China’s central bank makes the largest interest rate cut since 2020

The world's eyes are on China's economic situation, which is working on recovering since pivoting away from the zero-COVID policy stance.

China’s central bank makes the largest interest rate cut since 2020
The headquarters of the People's Bank of China, the central bank, is pictured behind an iron chain in Beijing August 30, 2010. REUTERS/Jason Lee/File Photo/File Photo

The backstory: The world's eyes are on China's economic situation, which is working on recovering since pivoting away from the zero-COVID policy stance, with figures like US Treasury Secretary Janet Yellen stepping into the conversation. Yellen, in particular, has pointed to it as a significant "risk factor," not only for the US economy but also for the economies of neighboring Asian countries. China has the second-biggest economy in the world, so how things are going there can have a ripple effect across global markets. In fact, in April, the International Monetary Fund predicted that China would be the top contributor to global growth over the next five years.

One of the more recent concerns revolves around the country’s struggling real estate sector. For example, even once-top real estate players like Country Garden are dealing with the threat of defaults. Also, financial conglomerate Zhongzhi has missed two payments this year, which is spooking some investors about possible contagion in the financial sector. According to insiders, China’s banking regulator has already created a task force to look into risks at the firm.

More recently: Pan Gongsheng took over the reins as governor of the People's Bank of China (PBOC) from Yi Gang last month. But his tenure has already faced challenges. Recent data points to a downward trend – bank loans hit a 14-year low in July, alongside deflation pressures and further falling exports. Breaking it down – in July, China's industrial output saw a 3.7% year-on-year growth, falling short of the projected 4.4%. Retail sales also showed slower growth and missed estimates at 2.5% for the same period.

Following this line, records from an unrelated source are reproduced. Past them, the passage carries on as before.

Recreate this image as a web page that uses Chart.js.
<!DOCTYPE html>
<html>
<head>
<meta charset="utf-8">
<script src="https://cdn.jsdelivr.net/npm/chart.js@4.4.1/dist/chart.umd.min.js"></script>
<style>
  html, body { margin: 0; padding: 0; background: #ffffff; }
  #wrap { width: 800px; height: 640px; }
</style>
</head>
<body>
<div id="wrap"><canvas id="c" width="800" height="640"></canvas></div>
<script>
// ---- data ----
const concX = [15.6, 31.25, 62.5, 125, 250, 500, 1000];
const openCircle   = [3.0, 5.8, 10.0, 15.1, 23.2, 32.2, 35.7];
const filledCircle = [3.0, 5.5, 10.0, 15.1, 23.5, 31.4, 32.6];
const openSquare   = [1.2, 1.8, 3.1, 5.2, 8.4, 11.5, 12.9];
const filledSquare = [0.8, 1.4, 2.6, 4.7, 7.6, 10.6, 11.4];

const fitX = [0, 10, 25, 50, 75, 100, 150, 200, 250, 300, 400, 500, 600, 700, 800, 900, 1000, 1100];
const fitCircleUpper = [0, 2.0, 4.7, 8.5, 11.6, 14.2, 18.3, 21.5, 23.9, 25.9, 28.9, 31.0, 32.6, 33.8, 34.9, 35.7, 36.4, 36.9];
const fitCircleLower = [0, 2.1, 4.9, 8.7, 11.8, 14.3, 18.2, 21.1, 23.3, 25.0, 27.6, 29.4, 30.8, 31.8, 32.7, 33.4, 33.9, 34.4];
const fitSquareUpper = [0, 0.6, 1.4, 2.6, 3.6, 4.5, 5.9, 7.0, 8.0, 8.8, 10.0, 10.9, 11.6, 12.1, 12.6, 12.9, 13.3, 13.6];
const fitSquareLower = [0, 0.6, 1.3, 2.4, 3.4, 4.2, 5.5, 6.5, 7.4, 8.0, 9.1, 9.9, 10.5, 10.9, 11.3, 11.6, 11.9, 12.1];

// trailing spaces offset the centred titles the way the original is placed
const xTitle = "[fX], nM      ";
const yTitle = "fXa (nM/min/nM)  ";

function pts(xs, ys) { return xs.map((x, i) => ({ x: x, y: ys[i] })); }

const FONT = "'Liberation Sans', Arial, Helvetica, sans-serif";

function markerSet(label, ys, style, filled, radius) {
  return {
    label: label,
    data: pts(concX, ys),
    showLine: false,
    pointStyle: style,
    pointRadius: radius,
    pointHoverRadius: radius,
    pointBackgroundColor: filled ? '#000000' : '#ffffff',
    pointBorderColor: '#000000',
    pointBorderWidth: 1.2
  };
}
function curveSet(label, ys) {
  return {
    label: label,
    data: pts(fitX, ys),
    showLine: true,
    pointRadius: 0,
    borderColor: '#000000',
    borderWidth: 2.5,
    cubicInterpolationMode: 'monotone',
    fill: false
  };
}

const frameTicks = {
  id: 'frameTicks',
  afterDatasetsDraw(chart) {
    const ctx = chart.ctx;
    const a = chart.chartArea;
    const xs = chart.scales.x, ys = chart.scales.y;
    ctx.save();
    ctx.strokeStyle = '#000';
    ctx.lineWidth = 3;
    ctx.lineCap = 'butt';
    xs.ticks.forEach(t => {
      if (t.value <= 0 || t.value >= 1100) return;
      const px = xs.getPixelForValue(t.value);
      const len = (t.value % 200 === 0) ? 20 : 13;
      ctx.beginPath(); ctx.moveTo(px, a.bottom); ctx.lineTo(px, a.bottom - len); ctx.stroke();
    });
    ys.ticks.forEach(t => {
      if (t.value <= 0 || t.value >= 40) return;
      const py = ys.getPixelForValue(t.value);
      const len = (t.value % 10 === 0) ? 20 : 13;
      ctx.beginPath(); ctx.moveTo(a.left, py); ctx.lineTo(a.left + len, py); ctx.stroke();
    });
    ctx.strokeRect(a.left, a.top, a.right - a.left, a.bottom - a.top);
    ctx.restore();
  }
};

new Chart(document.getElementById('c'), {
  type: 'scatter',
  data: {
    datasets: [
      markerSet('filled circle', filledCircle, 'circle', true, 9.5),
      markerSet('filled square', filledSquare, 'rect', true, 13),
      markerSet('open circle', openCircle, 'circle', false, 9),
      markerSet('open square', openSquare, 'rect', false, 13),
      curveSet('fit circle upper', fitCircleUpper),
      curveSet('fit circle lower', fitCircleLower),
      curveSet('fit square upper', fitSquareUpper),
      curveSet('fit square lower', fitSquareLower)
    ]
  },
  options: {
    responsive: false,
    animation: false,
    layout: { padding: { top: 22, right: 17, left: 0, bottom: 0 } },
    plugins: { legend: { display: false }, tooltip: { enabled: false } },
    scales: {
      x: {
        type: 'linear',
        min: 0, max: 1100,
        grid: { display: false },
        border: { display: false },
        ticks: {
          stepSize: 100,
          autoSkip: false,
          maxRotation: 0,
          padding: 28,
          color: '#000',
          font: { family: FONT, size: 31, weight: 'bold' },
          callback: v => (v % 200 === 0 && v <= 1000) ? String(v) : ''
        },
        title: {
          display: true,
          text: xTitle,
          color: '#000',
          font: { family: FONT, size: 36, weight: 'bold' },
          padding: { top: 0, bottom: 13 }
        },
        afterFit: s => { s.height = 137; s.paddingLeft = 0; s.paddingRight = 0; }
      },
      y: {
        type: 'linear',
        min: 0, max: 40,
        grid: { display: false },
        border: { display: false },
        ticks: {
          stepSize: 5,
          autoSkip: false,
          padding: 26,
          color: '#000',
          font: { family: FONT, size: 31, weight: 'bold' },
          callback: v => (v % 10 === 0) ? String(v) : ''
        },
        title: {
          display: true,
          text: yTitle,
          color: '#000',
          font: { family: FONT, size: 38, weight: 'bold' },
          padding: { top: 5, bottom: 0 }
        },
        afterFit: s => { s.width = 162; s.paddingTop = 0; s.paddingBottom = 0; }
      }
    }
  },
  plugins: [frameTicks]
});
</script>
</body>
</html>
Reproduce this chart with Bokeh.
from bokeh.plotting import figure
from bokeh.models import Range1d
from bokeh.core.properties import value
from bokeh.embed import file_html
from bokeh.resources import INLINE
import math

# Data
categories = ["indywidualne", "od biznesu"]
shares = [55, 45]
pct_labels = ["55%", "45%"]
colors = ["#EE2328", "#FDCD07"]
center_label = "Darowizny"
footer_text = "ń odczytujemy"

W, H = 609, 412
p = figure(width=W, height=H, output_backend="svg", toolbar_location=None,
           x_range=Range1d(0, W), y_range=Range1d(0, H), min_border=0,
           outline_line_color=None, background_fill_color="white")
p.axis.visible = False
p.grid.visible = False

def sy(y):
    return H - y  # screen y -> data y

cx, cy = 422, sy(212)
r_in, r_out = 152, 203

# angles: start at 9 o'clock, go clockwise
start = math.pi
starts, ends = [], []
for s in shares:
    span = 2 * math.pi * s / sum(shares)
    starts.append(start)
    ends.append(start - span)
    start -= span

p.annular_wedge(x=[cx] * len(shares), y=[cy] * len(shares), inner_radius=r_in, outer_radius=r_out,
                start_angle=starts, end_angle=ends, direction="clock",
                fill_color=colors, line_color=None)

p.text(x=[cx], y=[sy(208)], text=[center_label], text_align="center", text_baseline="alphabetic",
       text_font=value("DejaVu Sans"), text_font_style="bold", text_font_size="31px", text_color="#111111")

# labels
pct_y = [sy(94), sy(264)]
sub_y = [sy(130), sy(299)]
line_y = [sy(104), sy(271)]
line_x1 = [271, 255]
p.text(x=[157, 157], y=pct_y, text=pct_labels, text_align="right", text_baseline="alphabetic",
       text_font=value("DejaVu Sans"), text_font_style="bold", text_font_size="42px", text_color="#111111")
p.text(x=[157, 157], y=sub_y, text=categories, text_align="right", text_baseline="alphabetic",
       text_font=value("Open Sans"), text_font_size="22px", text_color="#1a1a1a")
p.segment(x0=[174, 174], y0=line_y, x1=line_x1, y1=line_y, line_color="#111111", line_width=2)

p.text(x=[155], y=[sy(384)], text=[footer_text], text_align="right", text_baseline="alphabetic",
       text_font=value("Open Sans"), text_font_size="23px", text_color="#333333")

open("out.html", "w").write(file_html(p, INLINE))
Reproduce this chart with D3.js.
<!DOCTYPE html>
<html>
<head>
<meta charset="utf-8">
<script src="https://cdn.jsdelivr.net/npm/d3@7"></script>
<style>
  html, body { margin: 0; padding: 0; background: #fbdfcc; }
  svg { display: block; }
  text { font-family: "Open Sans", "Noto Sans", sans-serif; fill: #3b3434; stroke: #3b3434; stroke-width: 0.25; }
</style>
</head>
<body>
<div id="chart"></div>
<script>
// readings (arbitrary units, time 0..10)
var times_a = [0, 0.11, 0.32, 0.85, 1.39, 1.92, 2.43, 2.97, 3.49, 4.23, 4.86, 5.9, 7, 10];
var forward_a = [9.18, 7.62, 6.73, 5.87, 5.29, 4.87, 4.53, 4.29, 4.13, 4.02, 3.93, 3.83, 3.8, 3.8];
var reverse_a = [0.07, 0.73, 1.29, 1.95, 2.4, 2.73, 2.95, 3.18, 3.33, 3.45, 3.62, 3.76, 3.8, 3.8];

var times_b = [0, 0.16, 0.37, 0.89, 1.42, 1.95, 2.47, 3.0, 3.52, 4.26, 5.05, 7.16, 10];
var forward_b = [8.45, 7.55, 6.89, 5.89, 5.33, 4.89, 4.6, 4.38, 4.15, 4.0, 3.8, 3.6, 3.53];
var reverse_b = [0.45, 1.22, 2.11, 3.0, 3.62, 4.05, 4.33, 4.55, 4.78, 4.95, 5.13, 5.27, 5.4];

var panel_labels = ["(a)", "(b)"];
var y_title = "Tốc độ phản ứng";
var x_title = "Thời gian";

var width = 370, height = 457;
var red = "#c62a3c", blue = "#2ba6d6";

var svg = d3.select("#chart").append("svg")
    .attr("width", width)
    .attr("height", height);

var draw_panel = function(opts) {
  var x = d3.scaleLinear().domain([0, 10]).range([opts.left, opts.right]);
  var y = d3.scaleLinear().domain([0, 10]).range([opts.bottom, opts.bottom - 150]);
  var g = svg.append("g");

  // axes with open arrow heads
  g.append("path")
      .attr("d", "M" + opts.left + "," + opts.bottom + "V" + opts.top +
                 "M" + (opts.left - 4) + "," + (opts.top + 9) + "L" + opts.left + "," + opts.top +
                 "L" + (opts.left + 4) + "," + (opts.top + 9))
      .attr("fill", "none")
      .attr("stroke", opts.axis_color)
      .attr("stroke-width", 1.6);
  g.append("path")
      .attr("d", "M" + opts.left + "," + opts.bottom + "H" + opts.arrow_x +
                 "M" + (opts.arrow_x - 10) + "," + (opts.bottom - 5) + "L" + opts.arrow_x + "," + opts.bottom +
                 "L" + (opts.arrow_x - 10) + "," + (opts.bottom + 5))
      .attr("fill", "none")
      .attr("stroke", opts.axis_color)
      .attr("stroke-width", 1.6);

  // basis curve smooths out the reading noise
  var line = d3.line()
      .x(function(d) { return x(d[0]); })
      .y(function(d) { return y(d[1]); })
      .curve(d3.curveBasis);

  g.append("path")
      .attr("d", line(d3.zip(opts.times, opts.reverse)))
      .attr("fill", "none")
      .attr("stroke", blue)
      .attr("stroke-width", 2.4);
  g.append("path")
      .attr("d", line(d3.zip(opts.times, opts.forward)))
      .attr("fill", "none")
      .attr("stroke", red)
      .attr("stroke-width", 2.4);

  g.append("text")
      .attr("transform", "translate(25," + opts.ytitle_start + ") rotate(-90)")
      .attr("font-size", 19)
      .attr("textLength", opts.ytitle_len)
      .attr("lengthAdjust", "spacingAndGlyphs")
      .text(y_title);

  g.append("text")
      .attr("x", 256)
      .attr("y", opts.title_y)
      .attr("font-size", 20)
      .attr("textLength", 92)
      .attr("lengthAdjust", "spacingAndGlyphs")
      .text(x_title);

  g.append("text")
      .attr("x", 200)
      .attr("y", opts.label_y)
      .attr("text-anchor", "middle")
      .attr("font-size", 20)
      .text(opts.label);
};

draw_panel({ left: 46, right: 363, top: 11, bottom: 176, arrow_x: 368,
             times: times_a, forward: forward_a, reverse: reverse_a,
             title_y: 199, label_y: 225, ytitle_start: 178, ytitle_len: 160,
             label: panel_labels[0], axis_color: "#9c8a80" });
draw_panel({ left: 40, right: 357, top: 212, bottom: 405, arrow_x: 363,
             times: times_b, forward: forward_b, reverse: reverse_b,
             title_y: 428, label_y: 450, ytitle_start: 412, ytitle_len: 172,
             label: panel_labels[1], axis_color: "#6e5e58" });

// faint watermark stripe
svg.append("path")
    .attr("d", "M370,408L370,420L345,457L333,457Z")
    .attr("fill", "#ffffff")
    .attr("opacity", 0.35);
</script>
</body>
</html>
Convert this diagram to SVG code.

Also, in July, policymakers announced more measures to prop up the economy and boost its recovery. These included steps to promote private investments, “restore and expand” consumption and boost car ownership, especially in the new energy sector.

The development: The PBOC, China’s central bank, made an unexpected move on Tuesday by slashing a significant interest rate. It decided to lower the rate on its one-year loans, which it calls the medium-term lending facility, by 15 basis points, bringing it down to 2.5%, the biggest cut since 2020. This is the second time it has cut rates since June. The PBOC also trimmed a short-term policy rate by 10 basis points.

And then, later on the same day, the PBOC continued with more rate reductions. It brought down the rates for different types of lending facilities – overnight, seven-day and one-month standing – each by ten basis points. These new rates landed at 2.65%, 2.8% and 3.15%, respectively. While some economists had boosted sentiment after these cuts, others are saying bigger steps are needed to really turn the situation around.

Key comments:

“The PBOC rate cuts today set the stage for looser liquidity conditions that could eventually support an even bigger fiscal push,” said Louise Loo, lead economist at Oxford Economics to Bloomberg. “So that is encouraging.”

“The weak July credit data suggest the downward spiral of the property sector continues, and worsening geopolitical tensions add to the uncertainty,” said Lu Ting, chief China economist at Nomura, and a team in a report last Friday.

“China’s slowdown will have the largest impact on its Asian neighbors, but there will be some spillovers to the United States,” said Treasury Secretary Janet Yellen earlier this week.

“China’s activity data show the economy skidding into the second half of the year – clear reason for the swift and unusually large rate cut Tuesday. The readings on production, investment and consumption all undershot expectations, showing June’s rate cut didn’t move the dial,” said Bloomberg economists David Qu and Chang Shu.